▶ [Problem to solve]: Your task is to transcribe all of the data below exactly, omitting the images.

▶ [Dataset excerpt]:
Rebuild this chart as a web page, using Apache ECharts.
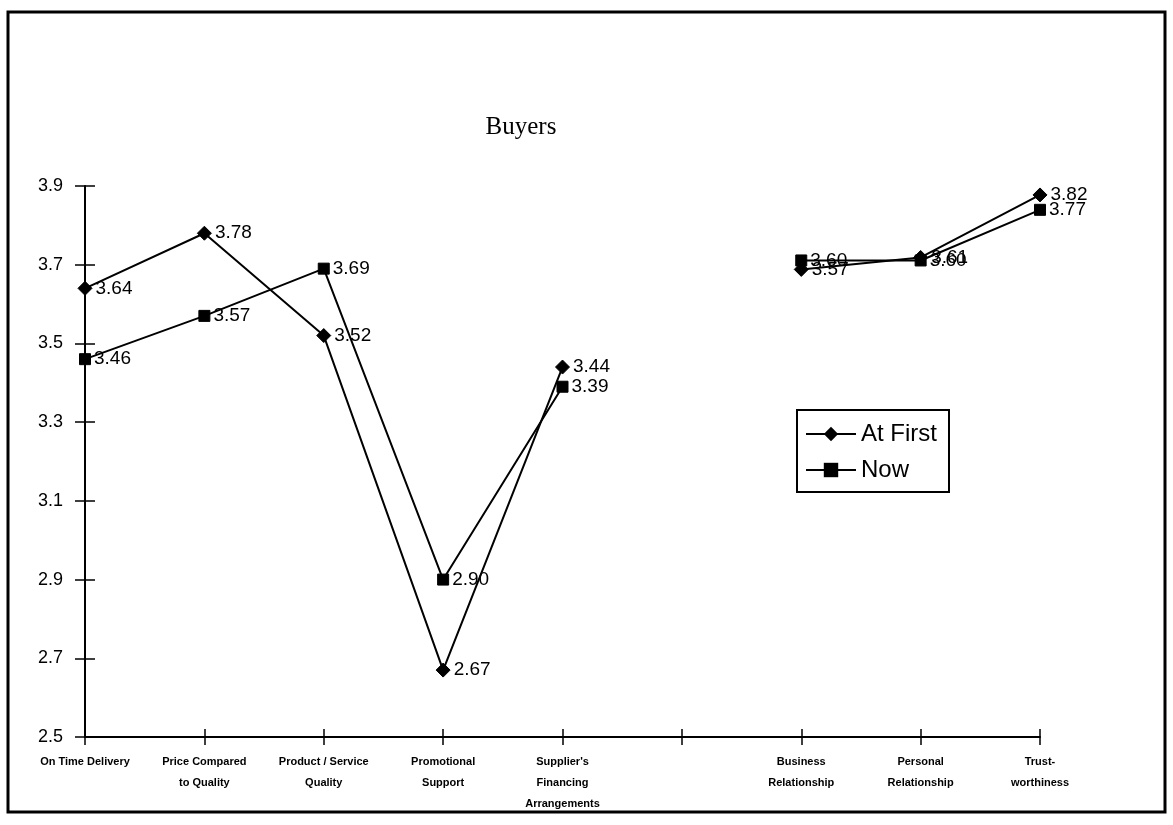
<!DOCTYPE html>
<html>
<head>
<meta charset="utf-8">
<script src="https://cdn.jsdelivr.net/npm/echarts@6/dist/echarts.min.js"></script>
<style>
  html, body { margin: 0; padding: 0; background: #fff; }
  #buyers-chart { width: 1173px; height: 825px; }
</style>
</head>
<body>
<div id="buyers-chart"></div>
<script>
// categories (the 6th slot is an empty gap between the two groups)
var categories = [
  "On Time Delivery",
  "Price Compared\nto Quality",
  "Product / Service\nQuality",
  "Promotional\nSupport",
  "Supplier's\nFinancing\nArrangements",
  "",
  "Business\nRelationship",
  "Personal\nRelationship",
  "Trust-\nworthiness"
];
// left group (primary axis)
var atFirstLeft = [3.64, 3.78, 3.52, 2.67, 3.44, null, null, null, null];
var nowLeft     = [3.46, 3.57, 3.69, 2.90, 3.39, null, null, null, null];
// right group (plotted on a separate, hidden scale in the original)
var atFirstRight = [null, null, null, null, null, null, 3.57, 3.61, 3.82];
var nowRight     = [null, null, null, null, null, null, 3.60, 3.60, 3.77];
var yTicks = { min: 2.5, max: 3.9, interval: 0.2 };

var chart = echarts.init(document.getElementById("buyers-chart"));

function lineSeries(name, data, symbol, size, yIndex) {
  return {
    name: name,
    type: "line",
    data: data,
    yAxisIndex: yIndex,
    symbol: symbol,
    symbolSize: size,
    connectNulls: false,
    animation: false,
    lineStyle: { color: "#000", width: 2 },
    itemStyle: { color: "#000", borderColor: "#000" },
    label: {
      show: true,
      position: "right",
      distance: 3,
      color: "#000",
      fontSize: 19,
      fontFamily: "Liberation Sans",
      formatter: function (p) { return p.value.toFixed(2); }
    }
  };
}

chart.setOption({
  backgroundColor: "#fff",
  animation: false,
  title: {
    text: "Buyers",
    left: 516,
    top: 110,
    textAlign: "center",
    textStyle: {
      color: "#000",
      fontFamily: "Liberation Serif",
      fontWeight: "normal",
      fontSize: 25
    }
  },
  graphic: [{
    type: "rect",
    shape: { x: 8, y: 12, width: 1157, height: 800 },
    style: { fill: null, stroke: "#000", lineWidth: 3 },
    silent: true
  }],
  legend: {
    data: ["At First", "Now"],
    orient: "vertical",
    left: 797,
    top: 410,
    padding: [12, 12, 10, 8],
    itemGap: 12,
    itemWidth: 50,
    itemHeight: 18,
    borderColor: "#000",
    borderWidth: 2,
    backgroundColor: "#fff",
    textStyle: { color: "#000", fontSize: 24, fontFamily: "Liberation Sans" }
  },
  grid: { left: 85, right: 133, top: 186, bottom: 88 },
  xAxis: [{
    type: "category",
    data: categories,
    boundaryGap: false,
    axisLine: { lineStyle: { color: "#000", width: 2 } },
    axisTick: { show: true, interval: 0, length: 8, lineStyle: { color: "#000", width: 1.5 } },
    axisLabel: {
      interval: 0,
      margin: 14,
      color: "#000",
      fontSize: 11,
      fontWeight: "bold",
      fontFamily: "Liberation Sans",
      lineHeight: 21
    },
    splitLine: { show: false }
  }, {
    type: "category",
    data: categories,
    boundaryGap: false,
    position: "bottom",
    axisLine: { show: false },
    axisTick: { show: true, inside: true, interval: 0, length: 8, lineStyle: { color: "#000", width: 1.5 } },
    axisLabel: { show: false },
    splitLine: { show: false }
  }],
  yAxis: [{
    type: "value",
    min: yTicks.min,
    max: yTicks.max,
    interval: yTicks.interval,
    axisLine: { show: true, lineStyle: { color: "#000", width: 2 } },
    axisTick: { show: true, length: 10, lineStyle: { color: "#000", width: 1.5 } },
    axisLabel: {
      margin: 22,
      color: "#000",
      fontSize: 18,
      fontFamily: "Liberation Sans",
      formatter: function (v) { return v.toFixed(1); }
    },
    splitLine: { show: false }
  }, {
    type: "value",
    min: yTicks.min,
    max: yTicks.max,
    interval: yTicks.interval,
    position: "left",
    axisLine: { show: false },
    axisTick: { show: true, inside: true, length: 10, lineStyle: { color: "#000", width: 1.5 } },
    axisLabel: { show: false },
    splitLine: { show: false }
  }, {
    type: "value",
    min: 2.0,
    max: 3.85,
    show: false,
    splitLine: { show: false }
  }],
  series: [
    lineSeries("At First", atFirstLeft, "diamond", 14, 0),
    lineSeries("Now", nowLeft, "rect", 11, 0),
    lineSeries("At First", atFirstRight, "diamond", 14, 2),
    lineSeries("Now", nowRight, "rect", 11, 2)
  ]
});
</script>
</body>
</html>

▶ [Solved problem]:
Rebuild this chart as a web page, using Apache ECharts.
<!DOCTYPE html>
<html>
<head>
<meta charset="utf-8">
<script src="https://cdn.jsdelivr.net/npm/echarts@6/dist/echarts.min.js"></script>
<style>
  html, body { margin: 0; padding: 0; background: #fff; }
  #buyers-chart { width: 1173px; height: 825px; }
</style>
</head>
<body>
<div id="buyers-chart"></div>
<script>
// categories (the 6th slot is an empty gap between the two groups)
var categories = [
  "On Time Delivery",
  "Price Compared\nto Quality",
  "Product / Service\nQuality",
  "Promotional\nSupport",
  "Supplier's\nFinancing\nArrangements",
  "",
  "Business\nRelationship",
  "Personal\nRelationship",
  "Trust-\nworthiness"
];
// left group (primary axis)
var atFirstLeft = [3.64, 3.78, 3.52, 2.67, 3.44, null, null, null, null];
var nowLeft     = [3.46, 3.57, 3.69, 2.90, 3.39, null, null, null, null];
// right group (plotted on a separate, hidden scale in the original)
var atFirstRight = [null, null, null, null, null, null, 3.57, 3.61, 3.82];
var nowRight     = [null, null, null, null, null, null, 3.60, 3.60, 3.77];
var yTicks = { min: 2.5, max: 3.9, interval: 0.2 };

var chart = echarts.init(document.getElementById("buyers-chart"));

function lineSeries(name, data, symbol, size, yIndex) {
  return {
    name: name,
    type: "line",
    data: data,
    yAxisIndex: yIndex,
    symbol: symbol,
    symbolSize: size,
    connectNulls: false,
    animation: false,
    lineStyle: { color: "#000", width: 2 },
    itemStyle: { color: "#000", borderColor: "#000" },
    label: {
      show: true,
      position: "right",
      distance: 3,
      color: "#000",
      fontSize: 19,
      fontFamily: "Liberation Sans",
      formatter: function (p) { return p.value.toFixed(2); }
    }
  };
}

chart.setOption({
  backgroundColor: "#fff",
  animation: false,
  title: {
    text: "Buyers",
    left: 516,
    top: 110,
    textAlign: "center",
    textStyle: {
      color: "#000",
      fontFamily: "Liberation Serif",
      fontWeight: "normal",
      fontSize: 25
    }
  },
  graphic: [{
    type: "rect",
    shape: { x: 8, y: 12, width: 1157, height: 800 },
    style: { fill: null, stroke: "#000", lineWidth: 3 },
    silent: true
  }],
  legend: {
    data: ["At First", "Now"],
    orient: "vertical",
    left: 797,
    top: 410,
    padding: [12, 12, 10, 8],
    itemGap: 12,
    itemWidth: 50,
    itemHeight: 18,
    borderColor: "#000",
    borderWidth: 2,
    backgroundColor: "#fff",
    textStyle: { color: "#000", fontSize: 24, fontFamily: "Liberation Sans" }
  },
  grid: { left: 85, right: 133, top: 186, bottom: 88 },
  xAxis: [{
    type: "category",
    data: categories,
    boundaryGap: false,
    axisLine: { lineStyle: { color: "#000", width: 2 } },
    axisTick: { show: true, interval: 0, length: 8, lineStyle: { color: "#000", width: 1.5 } },
    axisLabel: {
      interval: 0,
      margin: 14,
      color: "#000",
      fontSize: 11,
      fontWeight: "bold",
      fontFamily: "Liberation Sans",
      lineHeight: 21
    },
    splitLine: { show: false }
  }, {
    type: "category",
    data: categories,
    boundaryGap: false,
    position: "bottom",
    axisLine: { show: false },
    axisTick: { show: true, inside: true, interval: 0, length: 8, lineStyle: { color: "#000", width: 1.5 } },
    axisLabel: { show: false },
    splitLine: { show: false }
  }],
  yAxis: [{
    type: "value",
    min: yTicks.min,
    max: yTicks.max,
    interval: yTicks.interval,
    axisLine: { show: true, lineStyle: { color: "#000", width: 2 } },
    axisTick: { show: true, length: 10, lineStyle: { color: "#000", width: 1.5 } },
    axisLabel: {
      margin: 22,
      color: "#000",
      fontSize: 18,
      fontFamily: "Liberation Sans",
      formatter: function (v) { return v.toFixed(1); }
    },
    splitLine: { show: false }
  }, {
    type: "value",
    min: yTicks.min,
    max: yTicks.max,
    interval: yTicks.interval,
    position: "left",
    axisLine: { show: false },
    axisTick: { show: true, inside: true, length: 10, lineStyle: { color: "#000", width: 1.5 } },
    axisLabel: { show: false },
    splitLine: { show: false }
  }, {
    type: "value",
    min: 2.0,
    max: 3.85,
    show: false,
    splitLine: { show: false }
  }],
  series: [
    lineSeries("At First", atFirstLeft, "diamond", 14, 0),
    lineSeries("Now", nowLeft, "rect", 11, 0),
    lineSeries("At First", atFirstRight, "diamond", 14, 2),
    lineSeries("Now", nowRight, "rect", 11, 2)
  ]
});
</script>
</body>
</html>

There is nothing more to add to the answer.